Taming The Garden
Aquarela
Geographies of Solitude
As part of Ultima’s context programme Fluid Formations, Ultima, MIRAGE and Vega Scene present an extensive film programme on Saturday September 14. The films Taming the Garden (2021) by Salomé Jashi, Victor Kossakovsky's Aquarela (2020), and Geographies of Solitude (2022) by Jacquelyn Mills, invite reflection on how to attune to our environments amidst ongoing geopolitical crises and an accelerating climate emergency. The screenings will open with video introductions by the filmmakers.
﹏ Vega 3, 17:15 - 19:00
Taming the Garden
with an introduction by MIRAGE Film Festival
With Taming the Garden, the Georgian film director Salomé Jashi moves the concept of uprooting from its metaphorical meaning into an oppressive, tangible and yet surreal reality. A powerful man, who is also the former prime minister of Georgia, has developed an exquisite hobby.
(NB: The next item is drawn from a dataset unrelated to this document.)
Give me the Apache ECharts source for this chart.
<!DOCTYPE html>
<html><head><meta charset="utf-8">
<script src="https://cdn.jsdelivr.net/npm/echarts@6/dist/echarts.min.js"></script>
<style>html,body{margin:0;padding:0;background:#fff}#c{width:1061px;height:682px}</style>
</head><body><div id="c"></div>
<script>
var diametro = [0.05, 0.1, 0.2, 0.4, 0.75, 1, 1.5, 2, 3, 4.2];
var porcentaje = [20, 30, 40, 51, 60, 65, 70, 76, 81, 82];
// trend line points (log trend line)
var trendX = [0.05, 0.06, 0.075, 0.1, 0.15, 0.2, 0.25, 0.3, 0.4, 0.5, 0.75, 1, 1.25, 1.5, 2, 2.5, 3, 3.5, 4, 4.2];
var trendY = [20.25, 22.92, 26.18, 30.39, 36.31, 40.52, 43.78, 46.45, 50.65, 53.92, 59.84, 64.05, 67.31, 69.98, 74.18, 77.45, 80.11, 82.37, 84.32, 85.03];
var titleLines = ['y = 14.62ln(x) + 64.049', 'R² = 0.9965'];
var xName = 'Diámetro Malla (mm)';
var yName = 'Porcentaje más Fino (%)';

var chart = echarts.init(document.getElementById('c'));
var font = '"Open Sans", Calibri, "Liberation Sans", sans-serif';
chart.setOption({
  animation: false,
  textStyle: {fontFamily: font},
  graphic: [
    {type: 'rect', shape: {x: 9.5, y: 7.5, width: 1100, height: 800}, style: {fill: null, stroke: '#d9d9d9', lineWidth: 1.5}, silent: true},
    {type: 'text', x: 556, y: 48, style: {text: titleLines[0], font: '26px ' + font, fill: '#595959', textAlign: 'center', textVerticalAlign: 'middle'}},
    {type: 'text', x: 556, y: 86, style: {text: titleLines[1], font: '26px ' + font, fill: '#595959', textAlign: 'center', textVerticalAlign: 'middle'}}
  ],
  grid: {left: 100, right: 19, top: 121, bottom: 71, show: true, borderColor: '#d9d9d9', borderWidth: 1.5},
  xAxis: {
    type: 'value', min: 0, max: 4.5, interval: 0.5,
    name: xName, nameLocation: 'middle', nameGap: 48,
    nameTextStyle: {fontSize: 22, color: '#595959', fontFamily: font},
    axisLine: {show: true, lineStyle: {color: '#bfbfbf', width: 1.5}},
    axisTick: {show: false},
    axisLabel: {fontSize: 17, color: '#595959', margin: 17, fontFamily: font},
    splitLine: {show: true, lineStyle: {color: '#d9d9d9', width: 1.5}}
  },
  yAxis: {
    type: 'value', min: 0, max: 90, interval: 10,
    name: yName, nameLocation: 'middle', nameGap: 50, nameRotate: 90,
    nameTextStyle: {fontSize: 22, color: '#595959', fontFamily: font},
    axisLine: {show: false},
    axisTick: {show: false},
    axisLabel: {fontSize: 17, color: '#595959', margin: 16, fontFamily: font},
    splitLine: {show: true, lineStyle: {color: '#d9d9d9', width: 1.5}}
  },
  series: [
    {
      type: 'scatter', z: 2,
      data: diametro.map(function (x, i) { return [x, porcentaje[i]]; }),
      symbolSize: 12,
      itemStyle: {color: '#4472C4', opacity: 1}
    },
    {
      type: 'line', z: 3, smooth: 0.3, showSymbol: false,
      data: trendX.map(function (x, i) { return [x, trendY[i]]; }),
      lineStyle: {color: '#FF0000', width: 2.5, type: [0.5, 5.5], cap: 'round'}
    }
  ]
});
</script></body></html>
He collects century old trees along Georgia’s coastline. He commissions his men to uproot them and bring them to his private garden. Some of these trees are as tall as 15-floor-buildings. And in order to transplant a tree of such dimensions some other trees are chopped down, electric cables are shifted and new roads are paved through mandarin plantations.
﹏ Vega 1, 19:30 - 21:10
Aquarela
with an introduction by the filmmaker
“Through the lens of water you are able to experience all known human emotion,” explains Victor Kossakovsky, director of Aquarela. During a stay on the Baltic coast, he noticed how water changes from hour to hour with new colors, movements and energy. Aquarela is his attempt to capture all these different emotions, be they exquisite or unnerving. There's ecstasy and inspiration, but also destruction and human suffering. We see cars sinking into Lake Baikal, which thawed weeks earlier than normal. Caught in an intense storm, a sturdy sailing ship is no more than a helpless plaything. A wall of water surges through Miami during Hurricane Irma. Here, humans are reduced to supporting roles as Kossakovsky prioritizes the breathtaking scenes that reveal the many personalities of water – in the wild waves and gentle brooks, on melting ice caps and at the highest waterfall in the world. The scenes are amplified by the film score, composed by composer and cellist Eicca Toppinen and performed by Finnish symphonic metal band Apocalyptica.
﹏ Vega 3, 21:30 - 23:20
Geographies of Solitude
with an introduction by director and sound designer Jacquelyn Mills
For more than 40 years, Zoe Lucas has lived on Sable Island, a small sliver of land—30 by 1½ km—off the Nova Scotia coast, in the Atlantic Ocean. She lives in complete harmony with the magnificent natural environment that she studies, charts, and maintains—where possible. Filmmaker and sound designer Jacquelyn Mills follows Lucas on her daily walks across the island, in a variety of weather conditions, and captures them on 16mm film. The two women inspire one another with their interest in research and art, and this gives rise to new projects. One involves using natural materials such as horse dung, algae and plants for the recording and developing of film. The results become part of the cinematic experience accompanied by experimental music “made” by insects. But Lucas’s life on the island is not all idyllic, because pollution, especially from plastics, has reached Sable Island. A sense of impermanence intensifies the melancholic undertone and beauty of the film.